Thursday, March 10, 2011
Massive rainfall in Australia? The Bureau of Meteorology claim the opposite to their predicitons
Wow, what a summer we've had in Australia. It's been non stop raining everywhere across the continent. So much so that Australia has had its second wettest summer on record. In victoria the rainfall comes even moreso. We recorded over 336mm of rainfall this summer alone, well and truely beating our previous record set back in 1910 of 237mm. The Murray Darling Basin, also had its third highest summer rainfall on record as well.
The year 2010 was quite different to the norm. Australia had the second highest rainfall since records began. Such a huge dumping of rain must have been predicted surely?
Lets look back to the CSIRO's climate change in Australia's website: http://climatechangeinaustralia.com.au/
Here they claim that:
"Projected reductions in precipitation and increases in evaporation are likely to intensify water security problems in southern and eastern Australia"
Ouch! Lower rates of precipitiation? They go on:
"In no regions or season do models suggest a 'likely' increase in rainfall"
Not one single model in any single area project even a likely increase in rainfall? What's wrong with theses models? ANd they continue:
"For 2030, best estimates of rainfall change indicate little change in the far north and decreases of 2% to 5% elsewhere"
Ahh damn, things haven't got onto a good start.

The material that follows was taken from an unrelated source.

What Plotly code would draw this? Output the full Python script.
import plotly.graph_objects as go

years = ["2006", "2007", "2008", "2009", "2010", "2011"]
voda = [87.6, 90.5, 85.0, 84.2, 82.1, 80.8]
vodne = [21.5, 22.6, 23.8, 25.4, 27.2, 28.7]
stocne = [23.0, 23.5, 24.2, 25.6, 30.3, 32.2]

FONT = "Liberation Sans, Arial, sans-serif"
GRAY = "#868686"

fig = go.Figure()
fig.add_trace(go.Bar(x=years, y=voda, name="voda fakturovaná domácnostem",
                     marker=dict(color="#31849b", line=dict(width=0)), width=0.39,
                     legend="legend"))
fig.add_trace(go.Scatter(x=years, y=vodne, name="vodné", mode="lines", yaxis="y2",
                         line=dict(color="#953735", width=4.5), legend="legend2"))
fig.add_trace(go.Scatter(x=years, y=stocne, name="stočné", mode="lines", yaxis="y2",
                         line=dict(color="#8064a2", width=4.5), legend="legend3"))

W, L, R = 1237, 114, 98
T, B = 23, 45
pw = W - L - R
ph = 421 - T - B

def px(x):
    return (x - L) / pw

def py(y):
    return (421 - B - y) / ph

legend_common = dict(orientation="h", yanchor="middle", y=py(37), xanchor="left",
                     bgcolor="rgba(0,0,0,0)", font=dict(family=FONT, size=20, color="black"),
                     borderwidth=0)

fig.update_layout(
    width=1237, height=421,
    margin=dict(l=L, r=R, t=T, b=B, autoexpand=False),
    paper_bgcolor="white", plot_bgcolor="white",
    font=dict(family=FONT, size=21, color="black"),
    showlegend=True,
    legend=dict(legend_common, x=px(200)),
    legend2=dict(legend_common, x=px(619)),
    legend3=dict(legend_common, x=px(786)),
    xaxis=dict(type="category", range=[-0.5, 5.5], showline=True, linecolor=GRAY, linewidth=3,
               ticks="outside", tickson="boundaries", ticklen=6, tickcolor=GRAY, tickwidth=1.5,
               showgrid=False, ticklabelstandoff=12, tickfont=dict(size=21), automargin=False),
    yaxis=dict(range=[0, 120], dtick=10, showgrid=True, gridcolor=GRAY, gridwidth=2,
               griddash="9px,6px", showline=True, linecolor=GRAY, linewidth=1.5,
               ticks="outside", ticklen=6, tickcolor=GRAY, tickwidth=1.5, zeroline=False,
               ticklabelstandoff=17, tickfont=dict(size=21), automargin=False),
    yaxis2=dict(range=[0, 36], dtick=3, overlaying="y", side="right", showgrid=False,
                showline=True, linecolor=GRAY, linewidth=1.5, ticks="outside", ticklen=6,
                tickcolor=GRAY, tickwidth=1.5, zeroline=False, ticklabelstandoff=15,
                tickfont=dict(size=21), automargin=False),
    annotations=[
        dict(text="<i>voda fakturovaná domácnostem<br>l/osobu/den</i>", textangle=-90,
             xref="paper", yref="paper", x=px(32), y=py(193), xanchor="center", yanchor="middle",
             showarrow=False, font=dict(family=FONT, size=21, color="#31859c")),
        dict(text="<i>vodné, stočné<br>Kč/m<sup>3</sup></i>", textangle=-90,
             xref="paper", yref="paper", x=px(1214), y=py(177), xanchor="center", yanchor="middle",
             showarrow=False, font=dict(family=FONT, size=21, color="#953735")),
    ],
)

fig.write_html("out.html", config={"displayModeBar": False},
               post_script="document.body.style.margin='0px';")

So I presume now that the data strongly shows that rainfall is increasing Australia wide, are we going to scrap these models altogether?
Such a shame that the leading experts in weather predictions and climate change in Austraia canot predict the or climate change.

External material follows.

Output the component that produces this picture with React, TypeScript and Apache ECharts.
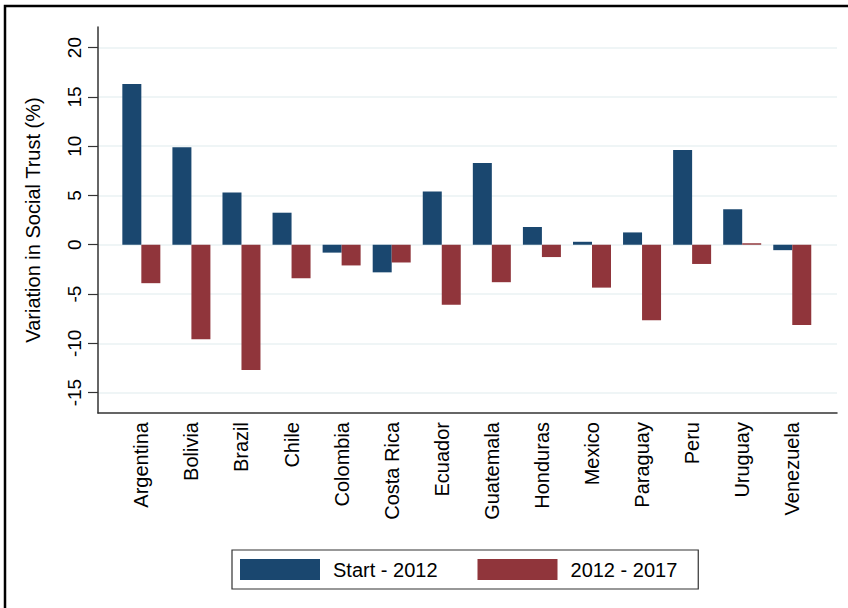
import React, { useEffect, useRef } from "react";
import * as echarts from "echarts";

const countries = [
  "Argentina", "Bolivia", "Brazil", "Chile", "Colombia", "Costa Rica", "Ecuador",
  "Guatemala", "Honduras", "Mexico", "Paraguay", "Peru", "Uruguay", "Venezuela",
];
const startTo2012 = [16.3, 9.9, 5.3, 3.25, -0.8, -2.8, 5.4, 8.3, 1.8, 0.3, 1.25, 9.6, 3.6, -0.55];
const from2012To2017 = [-3.9, -9.6, -12.7, -3.4, -2.1, -1.8, -6.1, -3.8, -1.25, -4.35, -7.65, -1.95, 0.15, -8.15];
const yTicks = [-15, -10, -5, 0, 5, 10, 15, 20];
const seriesNames = ["Start - 2012", "2012 - 2017"];

const FONT = "'Liberation Sans', Arial, Helvetica, sans-serif";
const Y_MIN = -17.07;
const Y_MAX = 22.09;

export default function App() {
  const ref = useRef<HTMLDivElement>(null);
  useEffect(() => {
    if (!ref.current) return;
    const chart = echarts.init(ref.current, null, { renderer: "svg" });
    chart.setOption({
      animation: false,
      backgroundColor: "#ffffff",
      textStyle: { fontFamily: FONT, color: "#000" },
      grid: [
        { left: 98, right: 11, top: 27, bottom: 195, containLabel: false },
        { left: 116.3, right: 30.7, top: 27, bottom: 195, containLabel: false },
      ],
      xAxis: [
        {
          type: "value",
          gridIndex: 0,
          min: 0,
          max: 1,
          axisLine: { show: true, onZero: false, lineStyle: { color: "#333", width: 1.5 } },
          axisTick: { show: false },
          axisLabel: { show: false },
          splitLine: { show: false },
        },
        {
          type: "category",
          gridIndex: 1,
          data: countries,
          axisLine: { show: false, onZero: false },
          axisTick: { show: false },
          axisLabel: {
            rotate: 90,
            margin: 9,
            fontSize: 20,
            color: "#000",
            fontFamily: FONT,
            interval: 0,
          },
          splitLine: { show: false },
        },
      ],
      yAxis: [
        {
          type: "value",
          gridIndex: 0,
          min: Y_MIN,
          max: Y_MAX,
          name: "Variation in Social Trust (%)",
          nameLocation: "middle",
          nameGap: 55,
          nameTextStyle: { fontSize: 20, color: "#000", fontFamily: FONT },
          axisLine: { show: true, onZero: false, lineStyle: { color: "#333", width: 1.5 } },
          axisTick: {
            show: true,
            length: 10,
            customValues: yTicks,
            lineStyle: { color: "#333", width: 1.2 },
          },
          axisLabel: {
            customValues: yTicks,
            rotate: 90,
            margin: 14,
            fontSize: 19,
            color: "#000",
            fontFamily: FONT,
          },
          splitLine: { show: true, lineStyle: { color: "#eaf2f3", width: 1.5 } },
        },
        {
          type: "value",
          gridIndex: 1,
          min: Y_MIN,
          max: Y_MAX,
          axisLine: { show: false },
          axisTick: { show: false },
          axisLabel: { show: false },
          splitLine: { show: false },
        },
      ],
      legend: {
        left: 232,
        top: 550,
        orient: "horizontal",
        data: seriesNames,
        icon: "rect",
        itemWidth: 80,
        itemHeight: 21,
        itemGap: 40,
        padding: [9, 21, 9, 8],
        borderColor: "#333",
        borderWidth: 1.2,
        backgroundColor: "#fff",
        textStyle: { fontSize: 20, color: "#000", fontFamily: FONT, padding: [0, 0, 0, 8] },
      },
      series: [
        {
          name: seriesNames[0],
          type: "bar",
          xAxisIndex: 1,
          yAxisIndex: 1,
          data: startTo2012,
          barWidth: 19,
          barGap: "0%",
          itemStyle: { color: "#1a476f" },
        },
        {
          name: seriesNames[1],
          type: "bar",
          xAxisIndex: 1,
          yAxisIndex: 1,
          data: from2012To2017,
          barWidth: 19,
          barGap: "0%",
          itemStyle: { color: "#90353b" },
        },
      ],
      graphic: [
        {
          type: "rect",
          shape: { x: 5, y: 6, width: 900, height: 700 },
          style: { fill: "none", stroke: "#000", lineWidth: 2.5 },
          silent: true,
        },
      ],
    });
    return () => chart.dispose();
  }, []);
  return (
    <div
      ref={ref}
      style={{ position: "fixed", left: 0, top: 0, width: 848, height: 608 }}
    />
  );
}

Or can they: (The Bureau of Meteorology on the wettest summer on record in Victoria: http://reg.bom.gov.au/announcements/media_releases/vic/20110228.shtml)
"Whilst any one such event cannot be attributed to global climate change, a recent study of extreme weather events across the globe suggests that there has been an increase in the frequency of such events over recent decades, and this trend is consistent with what we expect under global climate change."